День 2

Подскакиваю, оглушённая колокольным звоном, и суматошно оглядываюсь по сторонам:

– В-в-вот гадость.

В отражение глядит бесформенное безобразие, зато сухое. И как я вчера умудрилась уснуть? Хватаю телефон – разряжен. Если Григорий позвонит в гостиницу…

В дневном свете дом выглядит удручающе. В гостиной нахожу рубильник, поворачиваю.

– Д-давай, д-д-давай, – тороплю заряд.

Телефон включается. Без семи минут девять, три пропущенных от Григория. Набираю ему и притворяюсь сонной – он, кажется, верит.

Так, надо успокоиться! Григорию звонить теперь только вечером, а сейчас надо привести себя в порядок… Захожу в ванную, останавливаясь. В начале предстоит прибраться здесь и в спальне, раз в ней я уже спала. С облегчением обнаруживаю исправность вентилей и труб – вода имеется. Кажется, не так всё и плохо, как переживал Григорий.

Прибравшись и помывшись, выхожу на улицу, обдумывая дальнейшие планы на день: найти магазин или столовую, должна же такая быть!

– Вот те на, жильцы приехали, – слышится со стороны.

Я оборачиваюсь на голос. Пожилой мужчина щелкает семечки, сидя на скамье. Часть очисток застряла в густой бороде.

– Точно квас забродил, – трёт глаза. – Кристина вылитая.
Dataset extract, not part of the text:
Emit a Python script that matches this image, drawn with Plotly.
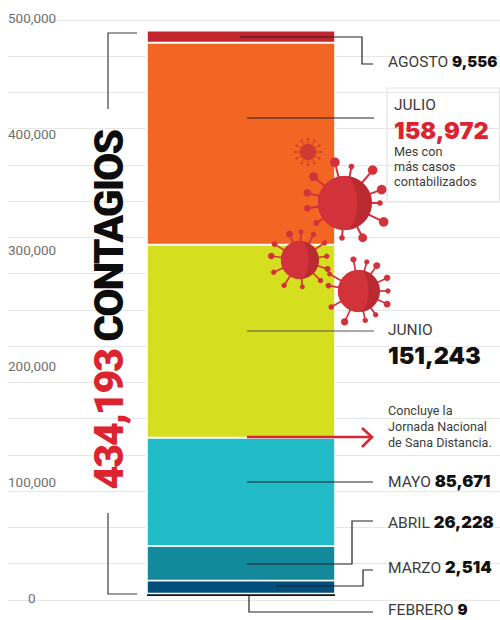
import math
from itertools import accumulate
import plotly.graph_objects as go

# --- data -----------------------------------------------------------------
months = ["FEBRERO", "MARZO", "ABRIL", "MAYO", "JUNIO", "JULIO", "AGOSTO"]
cases = ["9", "2,514", "26,228", "85,671", "151,243", "158,972", "9,556"]
# segment heights as drawn, read against the printed axis
drawn_heights = [2200, 11200, 29700, 93500, 166400, 174100, 10300]
bar_start = 3400
colors = ["#111111", "#004f7c", "#128a9c", "#22bcc9", "#d5df1f", "#f26522", "#c4262e"]
axis_values = [0, 100000, 200000, 300000, 400000, 500000]
axis_labels = ["\u00a0\u00a0\u00a0\u00a0\u00a0\u00a00", "100,000", "200,000", "300,000", "400,000", "500,000"]
grid_values = [31250 * i for i in range(17)]
total = "434,193"

W, H = 500, 620
LEFT = 8
INK = "#3c3c3c"
RED = "#dc2430"
VIRUS = "#d2333b"
VIRUS_DARK = "#b92a31"
FONT = "Roboto"
HEAVY = "Inter"


def py(y):
    return 1 - y / H


bases = [bar_start] + list(accumulate(drawn_heights, initial=bar_start))[1:-1]
fig = go.Figure()
for m, h, b, c in zip(months, drawn_heights, bases, colors):
    fig.add_trace(go.Bar(
        x=[241], y=[h], base=[b], width=[188], name=m, marker_color=c,
        marker_line_color="white", marker_line_width=0 if m == "FEBRERO" else 1.6,
        showlegend=False, hoverinfo="name"))

shapes = []
annotations = []


def rect(x0, y0, x1, y1, fill="white", line=None, layer="between", lw=1):
    shapes.append(dict(type="rect", xref="x", yref="paper", x0=x0, x1=x1, y0=py(y0), y1=py(y1),
                       fillcolor=fill, line=dict(color=line or "rgba(0,0,0,0)", width=lw), layer=layer))


def poly(points, color=INK, width=1.2, fill=None):
    d = "M" + " L".join(f"{x:.2f},{py(y):.5f}" for x, y in points)
    if fill:
        d += " Z"
    shapes.append(dict(type="path", xref="x", yref="paper", path=d, layer="above",
                       fillcolor=fill or "rgba(0,0,0,0)",
                       line=dict(color=color, width=width)))


def text(x, y, s, size=14, color=INK, family=FONT, anchor="left", angle=0, weight=None):
    f = dict(size=size, color=color, family=family)
    if weight:
        f["weight"] = weight
    annotations.append(dict(x=x, y=py(y), xref="x", yref="paper", text=s, showarrow=False,
                            xanchor=anchor, yanchor="middle", font=f, textangle=angle,
                            align="left", borderpad=0, borderwidth=0))


# masks that interrupt the grid
rect(8, 12, 59, 28)
rect(8, 480, 57, 496)
rect(8, 592, 59, 608)
rect(85, 120, 131, 496)
rect(387, 318, 500, 372)
rect(387, 400, 500, 592)
rect(387, 88, 499.5, 202, line="#e3e3e3", lw=1.2, layer="between")

# brackets and leader lines
poly([(108, 109), (108, 33), (137, 33)])
poly([(108, 513), (108, 594), (137, 594)])
poly([(240, 37), (362, 37), (362, 64), (373, 64)], "#222222")
poly([(247, 118), (374, 118)], "#222222")
poly([(247, 331), (374, 331)], "#555555")
poly([(247, 482), (373, 482)], "#222222")
poly([(247, 564), (352, 564), (352, 521), (373, 521)], "#222222")
poly([(276, 586), (363, 586), (363, 570), (373, 570)], "#222222")
poly([(249, 596), (249, 612), (373, 612)], "#222222")
poly([(247, 437), (372, 437)], RED, 2.4)
poly([(362, 428), (372, 437), (362, 447)], RED, 2.6)


def virus(cx, cy, r, spikes, color=VIRUS, dark=VIRUS_DARK, crescent=True, width=2.0):
    for ang, length, ball in spikes:
        a = math.radians(ang)
        tx, ty = cx + length * math.cos(a), cy - length * math.sin(a)
        poly([(cx, cy), (tx, ty)], color, width)
        ring = [(tx + ball * math.cos(t / 8 * math.pi), ty + ball * math.sin(t / 8 * math.pi)) for t in range(16)]
        poly(ring, color, 0.1, fill=color)
    n = 40
    poly([(cx + r * math.cos(2 * math.pi * i / n), cy + r * math.sin(2 * math.pi * i / n)) for i in range(n)],
         dark if crescent else color, 0.1, fill=dark if crescent else color)
    if crescent:
        pts = [(cx + r * math.cos(math.pi / 2 + math.pi * i / n), cy + r * math.sin(math.pi / 2 + math.pi * i / n))
               for i in range(n + 1)]
        pts += [(cx + r * 0.45 * math.cos(-math.pi / 2 + math.pi * i / n),
                 cy + r * math.sin(-math.pi / 2 + math.pi * i / n)) for i in range(n + 1)]
        poly(pts, color, 0.1, fill=color)


virus(345, 203, 27, [(104, 42, 4.8), (80, 37, 2.8), (50, 43, 4.8), (20, 39, 4.8), (0, 35, 2.8),
                     (-26, 43, 4.8), (-63, 39, 4.4), (-95, 35, 2.8), (-145, 35, 2.8),
                     (-172, 38, 3.4), (165, 39, 3.6), (140, 41, 4.4)])
virus(300, 260, 19, [(112, 28, 3.4), (88, 28, 2.4), (62, 29, 2.6), (35, 30, 2.6), (8, 27, 2.6), (-18, 29, 3.0),
                     (-45, 29, 2.6), (-85, 27, 2.4), (-122, 30, 2.6), (-155, 29, 2.6), (172, 29, 3.2),
                     (148, 30, 2.8)], width=1.7)
virus(359, 291, 21, [(100, 32, 3.0), (75, 30, 2.6), (55, 31, 3.4), (25, 31, 3.2), (0, 29, 2.6),
                     (-25, 31, 3.4), (-55, 29, 2.6), (-78, 30, 2.6), (-115, 34, 3.6),
                     (-150, 32, 2.8), (170, 31, 2.8), (150, 34, 2.4)], width=1.7)
virus(308, 152, 8, [(a, 13, 1.0) for a in range(0, 360, 30)], color="#cf3a33", crescent=False, width=0.8)

# big rotated headline
text(108.5, 310, f'<span style="letter-spacing:-2px"><span style="color:{RED}">{total}</span> CONTAGIOS</span>',
     size=41, color="#0d0d0d", family=FONT, anchor="center", angle=-90, weight=900)


def month_line(y, month, value, number_size=16.5):
    text(388, y, f'{month} <span style="font-family:{HEAVY};font-weight:900;font-size:{number_size}px;color:#111111">{value}</span>', size=15.5)


month_line(61, months[6], cases[6], 15)
month_line(481, months[3], cases[3])
month_line(522, months[2], cases[2])
month_line(567, months[1], cases[1])
month_line(609.5, months[0], cases[0], 15)

text(394, 105, "JULIO", size=15.5)
text(394, 130, cases[5], size=23.5, color=RED, family=HEAVY, weight=900)
text(394, 151, "Mes con", size=12.7)
text(394, 166.5, "más casos", size=12.7)
text(394, 182, "contabilizados", size=12.7)
text(388, 330, months[4], size=15.5)
text(388, 355, cases[4], size=23.5, color="#111111", family=HEAVY, weight=900)
text(388, 410, "Concluye la", size=12.6)
text(388, 426, "Jornada Nacional", size=12.6)
text(388, 442, "de Sana Distancia.", size=12.6)

fig.update_layout(
    width=W, height=H, margin=dict(l=LEFT, r=0, t=0, b=0),
    paper_bgcolor="white", plot_bgcolor="white", barmode="overlay",
    shapes=shapes, annotations=annotations, showlegend=False,
    font=dict(family=FONT),
    xaxis=dict(range=[LEFT, W], visible=False, fixedrange=True),
    yaxis=dict(
        range=[-20000 / 1.16, 600000 / 1.16], fixedrange=True,
        tickmode="array", tickvals=axis_values, ticktext=axis_labels,
        ticklabelposition="inside", ticklabelstandoff=-3, ticklabelshift=-2, ticks="",
        tickfont=dict(size=13.5, color="#6f6f6f", family=FONT),
        showgrid=False, zeroline=False, showline=False,
        minor=dict(tickmode="array", tickvals=grid_values, showgrid=True, gridcolor="#e7e7e7", gridwidth=1, ticks=""),
    ),
)
fig.write_html("out.html", post_script="document.body.style.margin='0';", config=dict(displayModeBar=False))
– В-вы знали моих родителей?

– От оно как! – хлопает по лбу. – Знамо, соседями были, – плевок в сторону. – Дочь, значит. То-то смотрю, похожа. Я-то за домом следил, как велено, всё ждал, когда же вернётесь или продадите.

Благодарю его. В самом деле проблем с водой и отоплением не было – грязно только.

– Мне бы с-столовую найти.

– Вон туда иди, – тычет рукой в направлении церкви. – Трапезную по дороге найдёшь, а родителей на местном кладбище. Тама же.

Слова соседа как удар под дых. Наверное, он спутал. Я с трудом говорю:

– Их же с-с-сожгли и р-развеяли.

– Страсти какие. – Мужик встаёт со скамьи и дотрагивается до моего плеча, слегка сжимая его. – По-старому схоронили их, уж не знаю, кто тебе такие сказки наплёл. Хоть и не дружно жили, а жаль, так помереть-то.

– Не д-друж-жно? – веду плечом, скидывая руку.

– Да ругались постоянно, разве же это дружно? Ор стоял знатный. Бабка меня тоже поколачивает, но тихо, – то ли смеётся, то ли кашляет мужик. – Болела мать твоя сильно. Как тобою понесла, так и захворала. Каждый раз как с города возвращалась, так вся округа в курсе была – опять лечение не помогло.

Меня обвиняют в смерти мамочки? Плотно сжимаю зубы и свирепо смотрю на соседа – надо прекратить этот нелепый разговор.

– Вот и бабка говорит, болтливый я. Ты не серчай. Рак он такой, незнамо кого и когда захватит. Раньше-то лес, воздух, а сейчас и дышать нечем… Убийцу не поймали. Противно, свои ж здесь все. Благо, дитя не тронули.

– Уб-б-бийцу? – произношу, ещё не осознавая смысла.

– Так отца твоёва зарезали. Мать и не выдержала.

Меня начинает знобить. Это он подкрадывается – холод родительских тел из ночного воспоминания. Я открываю рот и закрываю, не в силах произнести и слова. Почему тела родителей показались мне холодными?

– Чаво как рыбка немая: глаза пучишь и ртом хлопаешь? Не помнишь? – хмыкает мужик. – Я бы тоже забыл.

Вдруг распахивается окно. На нас глядит лохматый мальчишка:

– Дед, баба зовёт!

Мужик отмахивается и обращается ко мне:

– Так чаво с домом делать будете-то?

Из дома доносится ругань. Мальчик, пискнув, закрывает раму.

– Ладно, иди ты, свидимся ещё, – прихрамывая, сосед спешит домой.

Сжимаю виски, стараясь унять нахлынувшую боль. Новое воспоминание: кто-то оттаскивает меня от родителей, когда я пытаюсь разбудить их. Убийца? Но они же погибли в автокатастрофе. Одно никак не вяжется с другим. Я задыхаюсь, не в силах сделать желанный глоток воздуха.